TO BE DONE
Write out the listing, please, but only from its first line through the line containing "svd_35 = [6.3e-6, 1.95e-5, 2.8e-5, 3.1e-5]", exactly as given and without pictures.

GIVEN INFORMATION
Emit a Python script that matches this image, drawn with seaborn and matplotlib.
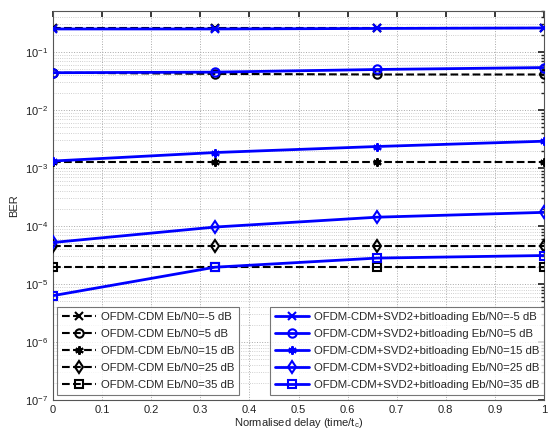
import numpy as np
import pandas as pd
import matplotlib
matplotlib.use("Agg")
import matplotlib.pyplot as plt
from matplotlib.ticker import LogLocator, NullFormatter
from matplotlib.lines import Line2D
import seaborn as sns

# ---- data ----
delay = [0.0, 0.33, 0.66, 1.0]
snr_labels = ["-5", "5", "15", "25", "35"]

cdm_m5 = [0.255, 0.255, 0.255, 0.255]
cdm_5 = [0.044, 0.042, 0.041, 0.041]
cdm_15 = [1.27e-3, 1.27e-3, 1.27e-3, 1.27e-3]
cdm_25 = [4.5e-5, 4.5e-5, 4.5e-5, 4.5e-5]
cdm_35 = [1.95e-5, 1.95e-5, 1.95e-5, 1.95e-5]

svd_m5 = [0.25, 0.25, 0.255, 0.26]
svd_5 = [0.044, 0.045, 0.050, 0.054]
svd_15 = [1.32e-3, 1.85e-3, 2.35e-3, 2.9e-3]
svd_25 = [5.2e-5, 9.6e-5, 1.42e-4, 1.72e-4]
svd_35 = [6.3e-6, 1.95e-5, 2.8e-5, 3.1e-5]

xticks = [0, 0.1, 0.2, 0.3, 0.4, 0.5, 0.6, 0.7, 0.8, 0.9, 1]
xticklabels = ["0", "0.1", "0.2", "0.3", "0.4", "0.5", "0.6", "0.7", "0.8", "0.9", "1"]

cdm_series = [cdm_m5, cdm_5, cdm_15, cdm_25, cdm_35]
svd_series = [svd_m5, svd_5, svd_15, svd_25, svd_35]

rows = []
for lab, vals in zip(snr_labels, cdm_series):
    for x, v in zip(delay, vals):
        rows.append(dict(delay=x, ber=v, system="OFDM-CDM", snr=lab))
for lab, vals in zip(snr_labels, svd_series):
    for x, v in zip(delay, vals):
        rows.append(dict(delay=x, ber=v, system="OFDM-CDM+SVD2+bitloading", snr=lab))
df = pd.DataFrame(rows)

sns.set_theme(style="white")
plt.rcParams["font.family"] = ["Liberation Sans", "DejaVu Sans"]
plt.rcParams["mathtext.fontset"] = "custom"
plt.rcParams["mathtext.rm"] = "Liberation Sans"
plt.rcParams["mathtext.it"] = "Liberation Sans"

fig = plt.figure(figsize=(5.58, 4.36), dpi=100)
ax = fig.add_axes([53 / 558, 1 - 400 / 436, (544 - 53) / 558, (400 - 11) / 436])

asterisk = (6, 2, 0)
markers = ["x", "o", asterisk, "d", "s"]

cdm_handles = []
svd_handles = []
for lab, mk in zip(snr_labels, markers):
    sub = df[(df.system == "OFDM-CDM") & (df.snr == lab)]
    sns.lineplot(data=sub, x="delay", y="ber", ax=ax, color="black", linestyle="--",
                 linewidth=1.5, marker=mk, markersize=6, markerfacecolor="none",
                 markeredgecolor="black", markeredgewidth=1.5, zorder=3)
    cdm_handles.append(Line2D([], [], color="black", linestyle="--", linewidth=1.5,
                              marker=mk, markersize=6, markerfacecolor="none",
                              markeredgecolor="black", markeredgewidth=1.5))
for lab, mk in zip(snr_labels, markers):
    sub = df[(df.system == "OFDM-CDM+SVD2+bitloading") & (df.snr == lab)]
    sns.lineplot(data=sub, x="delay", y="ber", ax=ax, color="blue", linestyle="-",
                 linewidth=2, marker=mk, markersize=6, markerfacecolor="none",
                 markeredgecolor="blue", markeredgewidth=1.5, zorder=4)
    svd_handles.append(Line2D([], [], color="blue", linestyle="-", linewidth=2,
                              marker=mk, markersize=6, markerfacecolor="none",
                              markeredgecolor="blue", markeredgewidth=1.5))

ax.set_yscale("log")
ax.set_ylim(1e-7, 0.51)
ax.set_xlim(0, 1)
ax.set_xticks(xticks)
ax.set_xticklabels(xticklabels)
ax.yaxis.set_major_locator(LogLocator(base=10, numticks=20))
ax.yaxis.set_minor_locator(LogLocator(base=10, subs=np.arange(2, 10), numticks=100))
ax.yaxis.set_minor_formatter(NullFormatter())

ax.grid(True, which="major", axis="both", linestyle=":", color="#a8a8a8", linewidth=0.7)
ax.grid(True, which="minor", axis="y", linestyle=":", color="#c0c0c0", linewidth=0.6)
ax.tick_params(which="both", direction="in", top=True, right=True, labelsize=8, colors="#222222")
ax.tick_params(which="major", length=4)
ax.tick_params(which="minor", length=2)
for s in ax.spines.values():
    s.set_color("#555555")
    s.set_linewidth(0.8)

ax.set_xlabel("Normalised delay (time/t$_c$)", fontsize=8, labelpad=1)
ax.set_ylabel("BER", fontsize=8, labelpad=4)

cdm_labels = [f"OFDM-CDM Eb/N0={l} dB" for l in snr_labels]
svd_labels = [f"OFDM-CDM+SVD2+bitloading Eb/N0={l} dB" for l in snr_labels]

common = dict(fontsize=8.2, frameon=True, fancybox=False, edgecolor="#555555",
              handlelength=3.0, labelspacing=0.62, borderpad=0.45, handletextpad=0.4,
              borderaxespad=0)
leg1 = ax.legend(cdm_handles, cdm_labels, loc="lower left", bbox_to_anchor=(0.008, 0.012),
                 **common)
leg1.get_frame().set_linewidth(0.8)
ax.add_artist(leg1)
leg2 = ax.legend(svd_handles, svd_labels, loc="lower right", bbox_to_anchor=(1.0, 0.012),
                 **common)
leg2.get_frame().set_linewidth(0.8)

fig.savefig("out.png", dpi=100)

EXERCISE OUTPUT
Emit a Python script that matches this image, drawn with seaborn and matplotlib.
import numpy as np
import pandas as pd
import matplotlib
matplotlib.use("Agg")
import matplotlib.pyplot as plt
from matplotlib.ticker import LogLocator, NullFormatter
from matplotlib.lines import Line2D
import seaborn as sns

# ---- data ----
delay = [0.0, 0.33, 0.66, 1.0]
snr_labels = ["-5", "5", "15", "25", "35"]

cdm_m5 = [0.255, 0.255, 0.255, 0.255]
cdm_5 = [0.044, 0.042, 0.041, 0.041]
cdm_15 = [1.27e-3, 1.27e-3, 1.27e-3, 1.27e-3]
cdm_25 = [4.5e-5, 4.5e-5, 4.5e-5, 4.5e-5]
cdm_35 = [1.95e-5, 1.95e-5, 1.95e-5, 1.95e-5]

svd_m5 = [0.25, 0.25, 0.255, 0.26]
svd_5 = [0.044, 0.045, 0.050, 0.054]
svd_15 = [1.32e-3, 1.85e-3, 2.35e-3, 2.9e-3]
svd_25 = [5.2e-5, 9.6e-5, 1.42e-4, 1.72e-4]
svd_35 = [6.3e-6, 1.95e-5, 2.8e-5, 3.1e-5]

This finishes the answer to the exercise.